As for the editors at the New York Times, we wish they had reconsidered that extraordinary paragraph we quoted above. Here's how, in our view, it should have been phrased:

Mr. Allan joined Islamic Jihad when he was studying law... in Jenin, said his father... He said his son's Islamist passions, and especially the lust for murdering Jews wholesale was ignited during the terrorist war declared by Arafat in September 2000. Mr. Allan was first jailed by Israel in 2006 for trying to plant a human bomb in a location where many Jewish Israelis would have been blown to pieces (as had happened five years earlier at Jerusalem's Sbarro pizzeria, the credit for the blowing up of which was first claimed by Islamic Jihad before Hamas made a more convincing case to show it was their work.) He was held for three years, an astonishingly light sentence given the effort he had made and the intended carnage that was so narrowly avoided. He was briefly detained a second time by Israel in 2011 on the basis of well-founded fears that he was making another effort to achieve the barbarous aims of the outlawed terror organization to which he had pledged alliegance... 
So do we expect to get any serious attention for this from the New York Times? 
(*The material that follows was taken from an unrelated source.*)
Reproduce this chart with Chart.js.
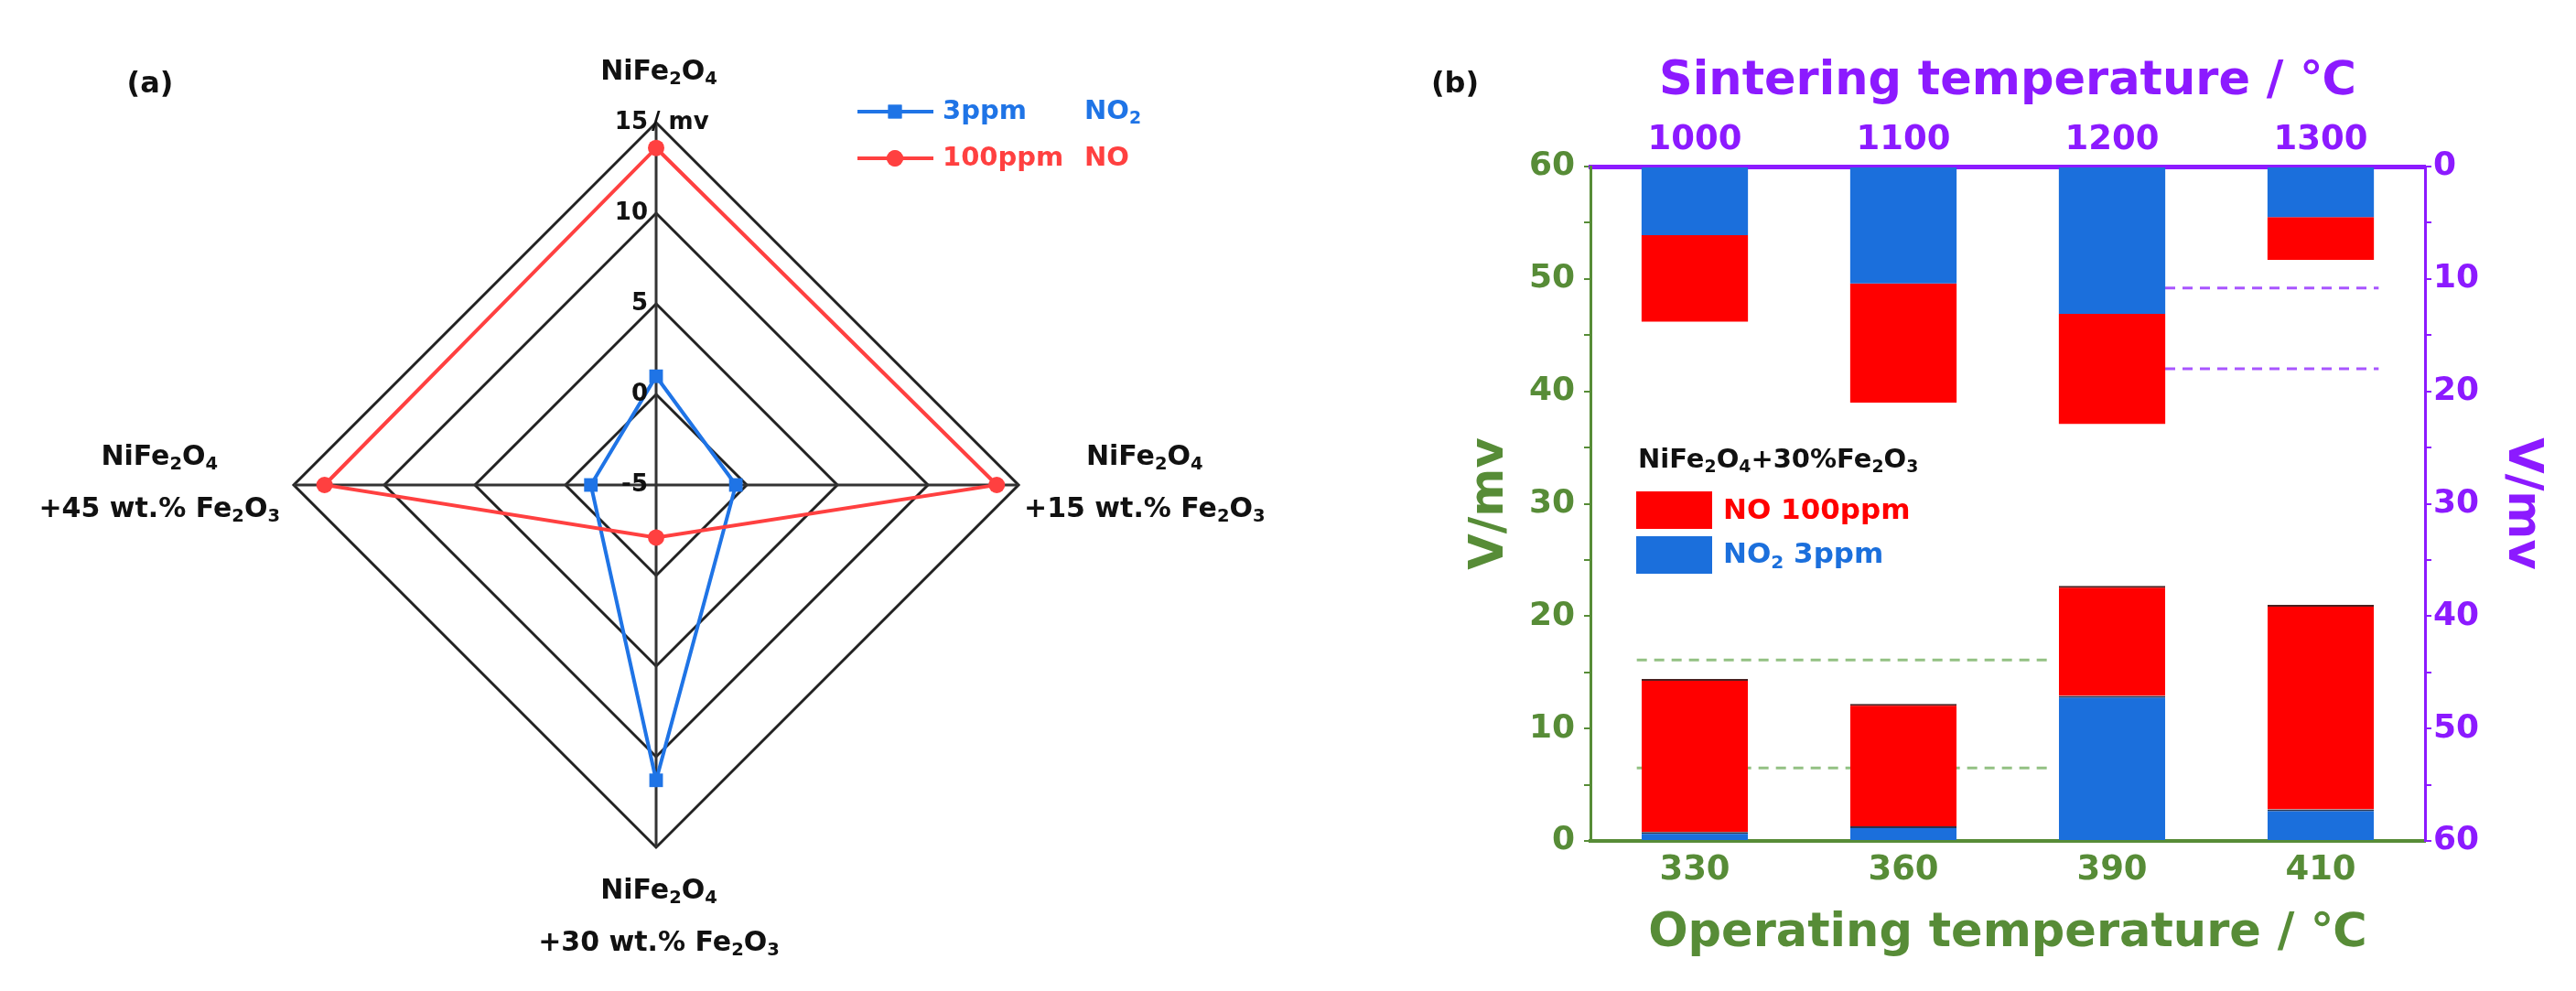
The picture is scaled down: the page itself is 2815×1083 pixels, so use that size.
<!DOCTYPE html>
<html><head><meta charset="utf-8">
<script src="https://cdn.jsdelivr.net/npm/chart.js@4.4.1/dist/chart.umd.min.js"></script>
<style>
html,body{margin:0;padding:0;background:#fff;width:2815px;height:1083px;overflow:hidden}
#wa{position:absolute;left:0;top:0;width:1450px;height:1083px}
#wb{position:absolute;left:1450px;top:0;width:1365px;height:1083px}
</style></head><body>
<div id="wa"><canvas id="ca"></canvas></div>
<div id="wb"><canvas id="cb"></canvas></div>
<script>
// ---------- DATA ----------
// Panel (a) radar
const radarLabels = [['NiFe_2O_4'], ['NiFe_2O_4', '+15 wt.% Fe_2O_3'], ['NiFe_2O_4', '+30 wt.% Fe_2O_3'], ['NiFe_2O_4', '+45 wt.% Fe_2O_3']];
const radarTicks = [-5, 0, 5, 10, 15];
const no2Radar = [1.0, -0.6, 11.3, -1.4];
const noRadar = [13.6, 13.8, -2.1, 13.3];
// Panel (b) bars
const opTemps = ['330', '360', '390', '410'];
const sinterTemps = ['1000', '1100', '1200', '1300'];
const opNO2 = [0.8, 1.3, 12.9, 2.8];
const opNO = [13.6, 10.9, 9.8, 18.2];
const sinNO2 = [6.1, 10.4, 13.1, 4.5];
const sinNO = [7.7, 10.6, 9.8, 3.8];
const greenRefs = [16.1, 6.5];
const purpleRefs = [10.8, 18.0];

// ---------- STYLE ----------
const FONT = '"DejaVu Sans", "Liberation Sans", Arial, sans-serif';
const GREEN = '#578c37', PURPLE = '#8c1aff';
const BAR_BLUE = '#1b6fdc', BAR_RED = '#ff0000';
const L_BLUE = '#1f74e6', L_RED = '#ff4040';
const BAR_PCT = 0.51;
Chart.defaults.font.family = FONT;
Chart.defaults.font.weight = 'bold';

function parseRich(s) {
  const segs = []; let cur = ''; let i = 0;
  while (i < s.length) {
    if (s[i] === '_' && i + 1 < s.length) {
      if (cur) { segs.push({t: cur, sub: false}); cur = ''; }
      segs.push({t: s[i + 1], sub: true}); i += 2;
    } else { cur += s[i]; i++; }
  }
  if (cur) segs.push({t: cur, sub: false});
  return segs;
}
function richWidth(ctx, s, size, weight) {
  let w = 0;
  for (const g of parseRich(s)) { ctx.font = `${weight} ${g.sub ? size * 0.65 : size}px ${FONT}`; w += ctx.measureText(g.t).width; }
  return w;
}
function drawRich(ctx, s, x, y, size, color, align, weight) {
  weight = weight || 'bold';
  const w = richWidth(ctx, s, size, weight);
  let cx = align === 'center' ? x - w / 2 : align === 'right' ? x - w : x;
  ctx.save(); ctx.fillStyle = color; ctx.textAlign = 'left'; ctx.textBaseline = 'middle';
  for (const g of parseRich(s)) {
    const fs = g.sub ? size * 0.65 : size;
    ctx.font = `${weight} ${fs}px ${FONT}`;
    ctx.fillText(g.t, cx, g.sub ? y + size * 0.28 : y);
    cx += ctx.measureText(g.t).width;
  }
  ctx.restore();
  return w;
}

// ---------- PANEL (a) ----------
const radarDeco = {
  id: 'radarDeco',
  afterDraw(chart) {
    const ctx = chart.ctx, r = chart.scales.r;
    const cx = r.xCenter, cy = r.yCenter;
    // tick labels
    radarTicks.forEach(v => {
      const y = cy - r.getDistanceFromCenterForValue(v);
      ctx.save(); ctx.fillStyle = '#111'; ctx.font = `bold 26px ${FONT}`; ctx.textBaseline = 'middle';
      ctx.textAlign = 'right'; ctx.fillText(String(v), cx - 9, y);
      if (v === radarTicks[radarTicks.length - 1]) { ctx.textAlign = 'left'; ctx.fillText('/ mv', cx - 5, y); }
      ctx.restore();
    });
    // point labels
    const S = 30;
    radarLabels.forEach((lines, i) => {
      const p = r.getPointPosition(i, r.drawingArea);
      const bw = Math.max(...lines.map(l => richWidth(ctx, l, S, 'bold')));
      if (i === 0) {
        drawRich(ctx, lines[0], p.x + 3, p.y - 55, S, '#111', 'center');
      } else if (i === 1) {
        const x = p.x + 6 + bw / 2;
        drawRich(ctx, lines[0], x, p.y - 30, S, '#111', 'center');
        drawRich(ctx, lines[1], x, p.y + 27, S, '#111', 'center');
      } else if (i === 2) {
        drawRich(ctx, lines[0], p.x + 3, p.y + 48, S, '#111', 'center');
        drawRich(ctx, lines[1], p.x + 3, p.y + 105, S, '#111', 'center');
      } else {
        const x = p.x - 15 - bw / 2;
        drawRich(ctx, lines[0], x, p.y - 30, S, '#111', 'center');
        drawRich(ctx, lines[1], x, p.y + 27, S, '#111', 'center');
      }
    });
    // legend
    const items = [
      {ds: chart.data.datasets[1], y: 122, a: '3ppm', b: 'NO_2'},
      {ds: chart.data.datasets[0], y: 173, a: '100ppm', b: 'NO'}
    ];
    items.forEach(it => {
      ctx.save();
      ctx.strokeStyle = it.ds.borderColor; ctx.lineWidth = 4;
      ctx.beginPath(); ctx.moveTo(937, it.y); ctx.lineTo(1020, it.y); ctx.stroke();
      ctx.fillStyle = it.ds.borderColor;
      Chart.helpers.drawPoint(ctx, {pointStyle: it.ds.pointStyle, radius: it.ds.pointRadius, borderWidth: 0}, 978, it.y);
      ctx.fill();
      ctx.restore();
      drawRich(ctx, it.a, 1030, it.y, 29, it.ds.borderColor, 'left');
      drawRich(ctx, it.b, 1185, it.y, 29, it.ds.borderColor, 'left');
    });
    // panel letter
    ctx.save(); ctx.fillStyle = '#111'; ctx.font = `bold 32px ${FONT}`; ctx.textAlign = 'center'; ctx.textBaseline = 'middle';
    ctx.fillText('(a)', 164, 93); ctx.restore();
  }
};

new Chart(document.getElementById('ca'), {
  type: 'radar',
  data: {
    labels: radarLabels,
    datasets: [
      {label: '100ppm NO', data: noRadar, borderColor: L_RED, backgroundColor: L_RED, borderWidth: 4,
       pointStyle: 'circle', pointRadius: 9, pointBorderWidth: 0, pointBackgroundColor: L_RED, fill: false},
      {label: '3ppm NO2', data: no2Radar, borderColor: L_BLUE, backgroundColor: L_BLUE, borderWidth: 4,
       pointStyle: 'rect', pointRadius: 10.5, pointBorderWidth: 0, pointBackgroundColor: L_BLUE, fill: false}
    ]
  },
  options: {
    responsive: true, maintainAspectRatio: false, animation: false,
    layout: {padding: {top: 134, bottom: 157, left: 0, right: 16}},
    plugins: {legend: {display: false}, tooltip: {enabled: false}},
    elements: {line: {tension: 0}},
    scales: {
      r: {
        min: radarTicks[0], max: radarTicks[radarTicks.length - 1], beginAtZero: false,
        ticks: {stepSize: 5, display: false},
        pointLabels: {display: false},
        grid: {color: '#222', lineWidth: 3},
        angleLines: {color: '#333', lineWidth: 3}
      }
    }
  },
  plugins: [radarDeco]
});

// ---------- PANEL (b) ----------
const barDeco = {
  id: 'barDeco',
  afterDraw(chart) {
    const ctx = chart.ctx, a = chart.chartArea;
    const lx = a.left + 52;
    drawRich(ctx, 'NiFe_2O_4+30%Fe_2O_3', lx, a.top + 321, 29, '#111', 'left');
    ctx.save();
    ctx.fillStyle = BAR_RED; ctx.fillRect(lx - 2, a.top + 355, 83, 41);
    ctx.fillStyle = BAR_BLUE; ctx.fillRect(lx - 2, a.top + 404, 83, 41);
    ctx.restore();
    drawRich(ctx, 'NO 100ppm', lx + 93, a.top + 377, 31, BAR_RED, 'left');
    drawRich(ctx, 'NO_2 3ppm', lx + 93, a.top + 425, 31, BAR_BLUE, 'left');
    ctx.save(); ctx.fillStyle = '#111'; ctx.font = `bold 32px ${FONT}`; ctx.textAlign = 'center'; ctx.textBaseline = 'middle';
    ctx.fillText('(b)', 140, 93); ctx.restore();
  }
};

const refLine = (val, from, to, axis, color, id) => ({
  type: 'line', label: id, stack: id, xAxisID: 'xl', yAxisID: axis,
  data: [{x: from, y: val}, {x: to, y: val}],
  borderColor: color, borderWidth: 3, borderDash: [11, 8], pointRadius: 0, fill: false
});
const lineDatasets = [];
greenRefs.forEach((v, i) => lineDatasets.push(refLine(v, -0.5, 2 - BAR_PCT / 2, 'y', '#93c183', 'g' + i)));
purpleRefs.forEach((v, i) => lineDatasets.push(refLine(v, 2 + BAR_PCT / 2, 3.5, 'y2', '#a855ff', 'p' + i)));

const tickFont = {size: 36, weight: 'bold', family: FONT};
new Chart(document.getElementById('cb'), {
  type: 'bar',
  data: {
    labels: opTemps,
    datasets: [
      {label: 'NO2 op', data: opNO2, backgroundColor: BAR_BLUE, xAxisID: 'x', yAxisID: 'y', stack: 'bottom',
       borderColor: '#2a3550', borderWidth: {top: 2, left: 0, right: 0, bottom: 0}},
      {label: 'NO op', data: opNO, backgroundColor: BAR_RED, xAxisID: 'x', yAxisID: 'y', stack: 'bottom',
       borderColor: '#4a2020', borderWidth: {top: 2, left: 0, right: 0, bottom: 0}},
      {label: 'NO2 sin', data: sinNO2, backgroundColor: BAR_BLUE, xAxisID: 'x2', yAxisID: 'y2', stack: 'top', borderWidth: 0},
      {label: 'NO sin', data: sinNO, backgroundColor: BAR_RED, xAxisID: 'x2', yAxisID: 'y2', stack: 'top', borderWidth: 0},
      ...lineDatasets
    ]
  },
  options: {
    responsive: true, maintainAspectRatio: false, animation: false,
    layout: {padding: 0},
    plugins: {legend: {display: false}, tooltip: {enabled: false}},
    datasets: {bar: {barPercentage: BAR_PCT, categoryPercentage: 1.0, grouped: false}},
    scales: {
      x: {
        type: 'category', position: 'bottom', stacked: true, offset: true,
        afterFit(s) { s.height = 164; },
        grid: {display: true, drawOnChartArea: false, drawTicks: false},
        border: {color: GREEN, width: 4},
        ticks: {color: GREEN, font: {size: 37, weight: 'bold', family: FONT}, padding: 10},
        title: {display: true, text: 'Operating temperature / ℃', color: GREEN,
                font: {size: 51, weight: 'bold', family: FONT}, padding: {top: 0, bottom: 32}}
      },
      x2: {
        type: 'category', position: 'top', labels: sinterTemps, stacked: true, offset: true,
        afterFit(s) { s.height = 182; },
        grid: {display: true, drawOnChartArea: false, drawTicks: false},
        border: {color: PURPLE, width: 5},
        ticks: {color: PURPLE, font: {size: 37, weight: 'bold', family: FONT}, padding: 6},
        title: {display: true, text: 'Sintering temperature / ℃', color: PURPLE,
                font: {size: 51, weight: 'bold', family: FONT}, padding: {top: 59, bottom: 0}}
      },
      xl: {type: 'linear', display: false, min: -0.5, max: 3.5},
      y: {
        position: 'left', min: 0, max: 60, stacked: true,
        afterFit(s) { s.width = 288; },
        grid: {display: true, drawOnChartArea: false, drawTicks: true, tickLength: 7, color: GREEN, lineWidth: 2},
        border: {color: GREEN, width: 3},
        ticks: {stepSize: 5, color: GREEN, font: tickFont, padding: 10,
                callback: v => (v % 10 === 0 ? String(v) : '')},
        title: {display: true, text: 'V/mv', color: GREEN, font: {size: 51, weight: 'bold', family: FONT},
                padding: {top: 148, bottom: 0}}
      },
      y2: {
        position: 'right', min: 0, max: 60, reverse: true, stacked: true,
        afterFit(s) { s.width = 165; },
        grid: {display: true, drawOnChartArea: false, drawTicks: true, tickLength: 7, color: PURPLE, lineWidth: 2},
        border: {color: PURPLE, width: 3},
        ticks: {stepSize: 5, color: PURPLE, font: tickFont, padding: 2,
                callback: v => (v % 10 === 0 ? String(v) : '')},
        title: {display: true, text: 'V/mv', color: PURPLE, font: {size: 51, weight: 'bold', family: FONT},
                padding: {top: 29, bottom: 0}}
      }
    }
  },
  plugins: [barDeco]
});
</script></body></html>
If you are familiar with some of our previous posts about its work ["28-Jun-07: About sweet-faced young women", "5-Jul-07: A Balance of Views?", "17-Mar-13: A little village in the hills, and the monsters it spawns", "30-Mar-13: "To see the NY Times gloss over this travesty of justice is journalism of the most amoral sort", "9-Aug-13: Protesting journalism of the amoral sort", "14-Nov-13: To really understand about terrorism's victims, can't beat the New York Times"], you probably know the answer already.